Lourde responsabilité que celle de Beilin et de la poignée d’anciens dirigeants et d’anciens militaires qui l’entourent. Il tente un retour en offrant un boulevard aux ennemis les plus obstinés et les plus cruels que le sionisme a rencontrés sur son chemin depuis plus de cent ans. Avant même la signature officielle et son grand spectacle, la mécanique de Genève est enclenchée. Des voix notables dans la diaspora ont pris leur distance avec l’actuel leadership israélien . Les anciens de l’armée et des services secrets étalent bruyamment leurs convictions.

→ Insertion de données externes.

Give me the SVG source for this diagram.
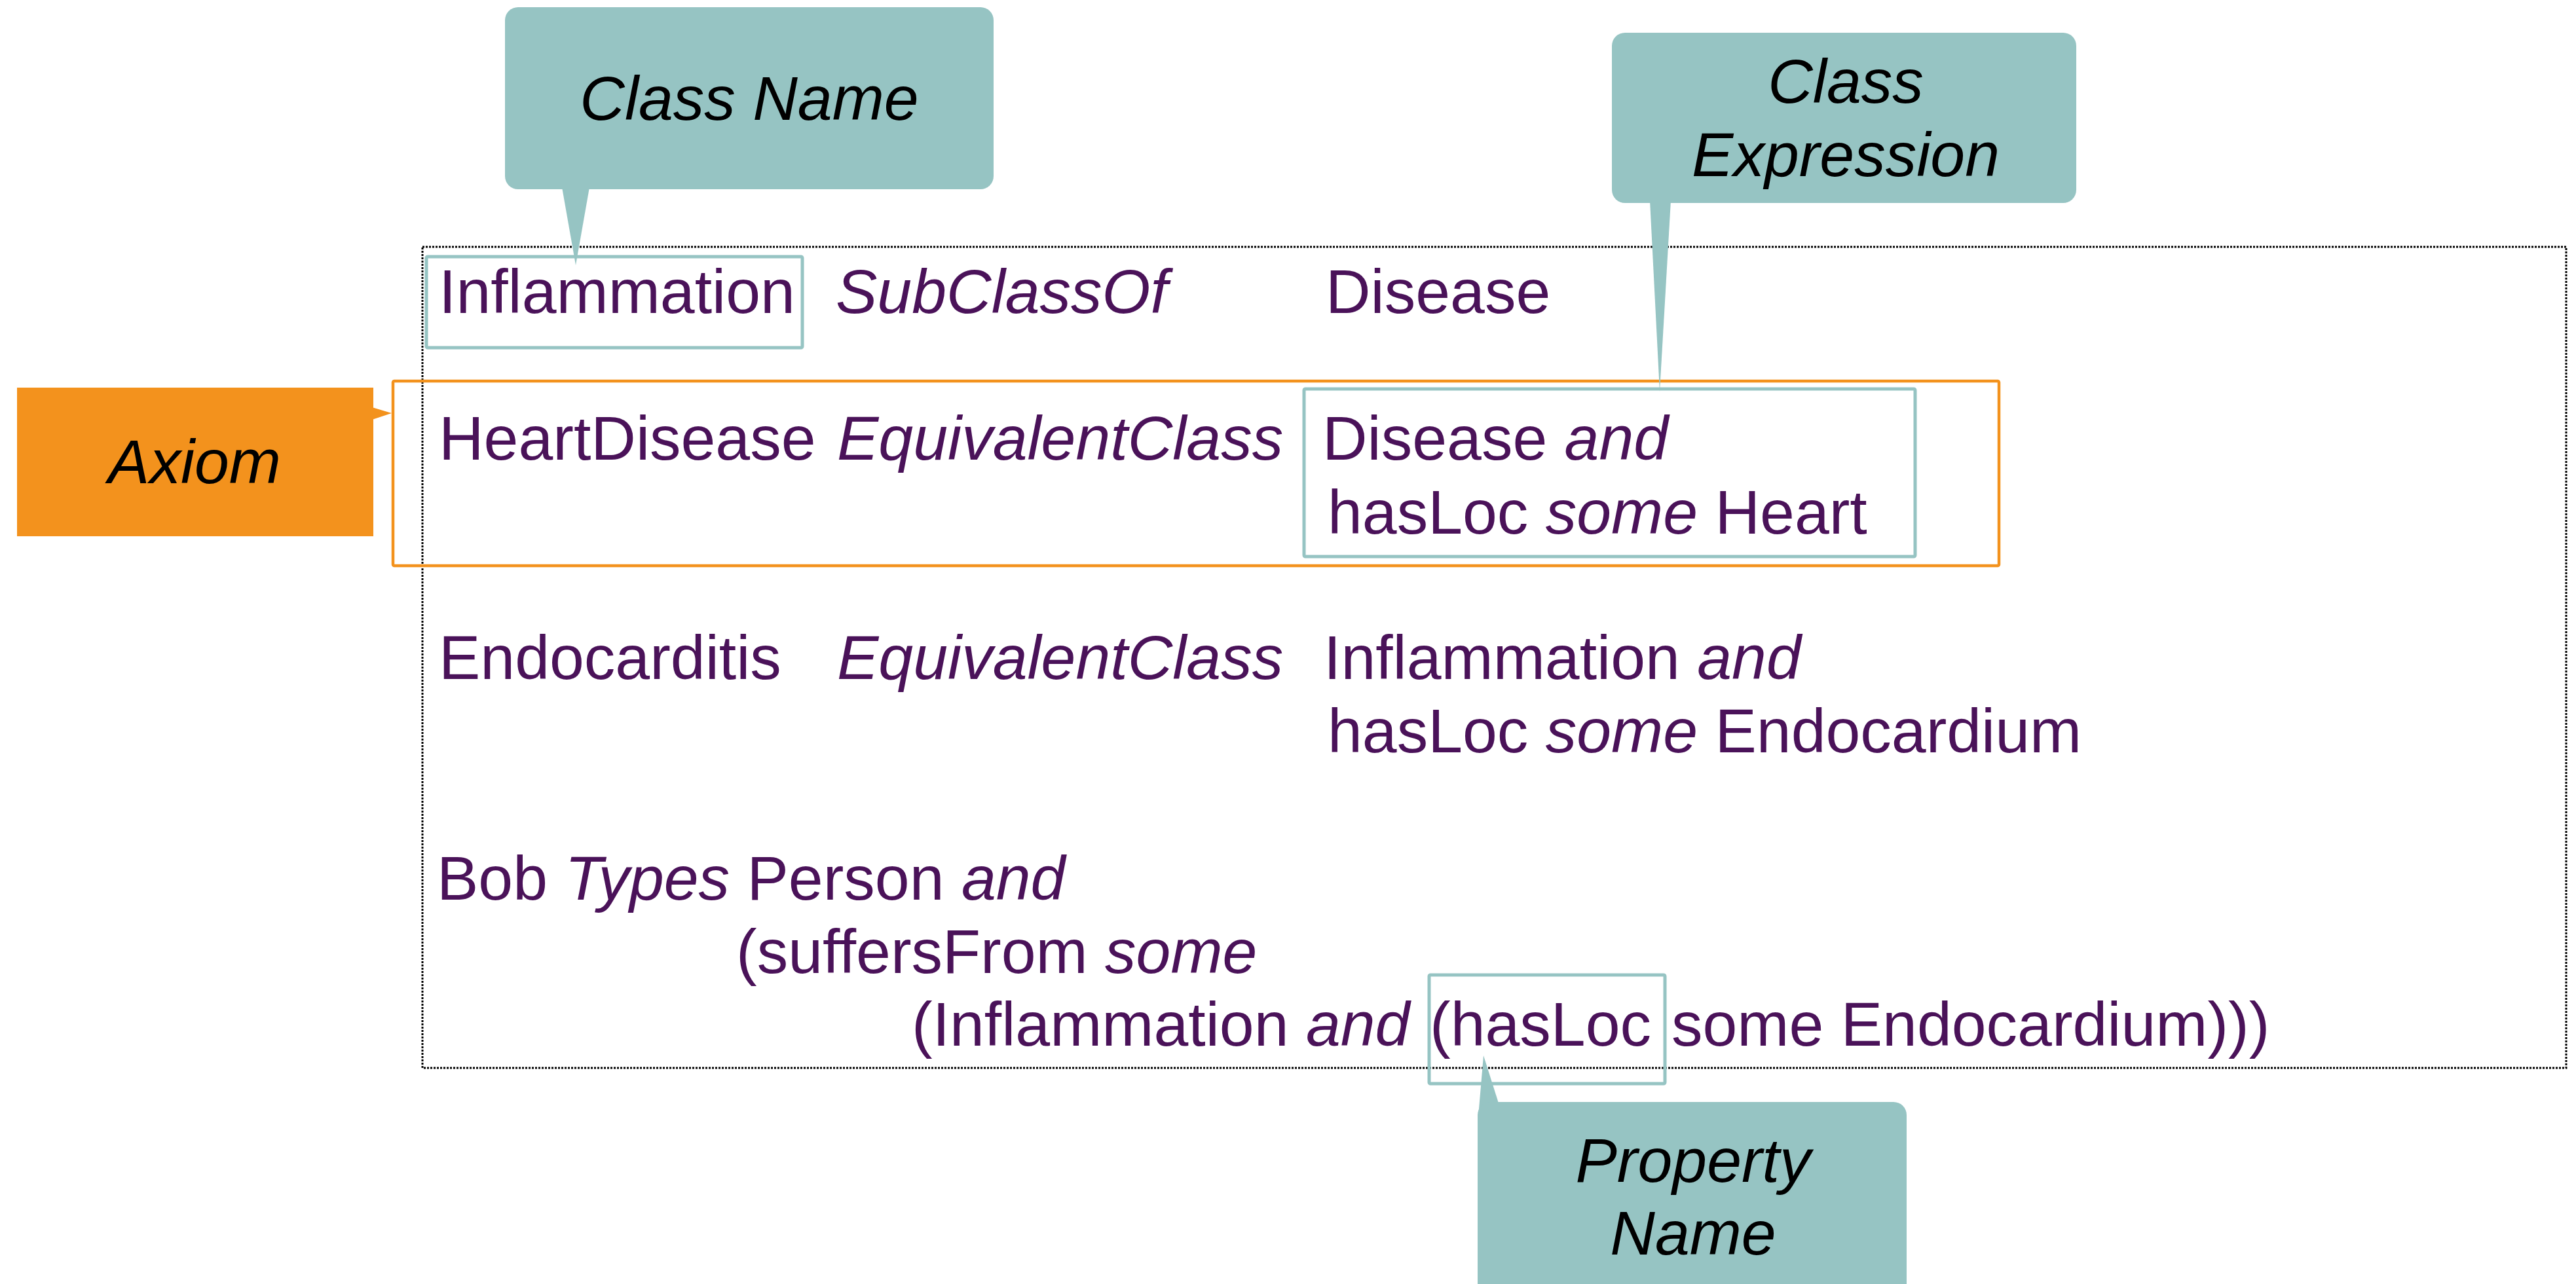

Les États-unis, du moins le chef de la diplomatie, Colin Powell, exercent une pression accrue et vive sur Israël en invitant Beilin et Rabbo à Washington.
Lundi soir la journée des dupes sera achevée. Ce qui va faire la différence avec la décennie d’Oslo, c’est que trois ans d’Intifada ont davantage éclairé les forces vives d’Israël sur la nature des dirigeants palestiniens et leurs objectifs que tous les traités de stratégie et de géopolitique. Ils savent qu’ils sont affrontés à une guerre menée avec des moyens non conventionnels, où duper l’opinion, manœuvrer entre terrorisme et négociation, jouer à fond la carte de la propagande, sont les armes principales. Gageons qu’ils sauront « lire » l’opération de Genève et rester unis. Marx disait que l’histoire se répète, la première fois comme tragédie, la seconde comme farce. Après la tragédie d’Oslo, la farce de Genève.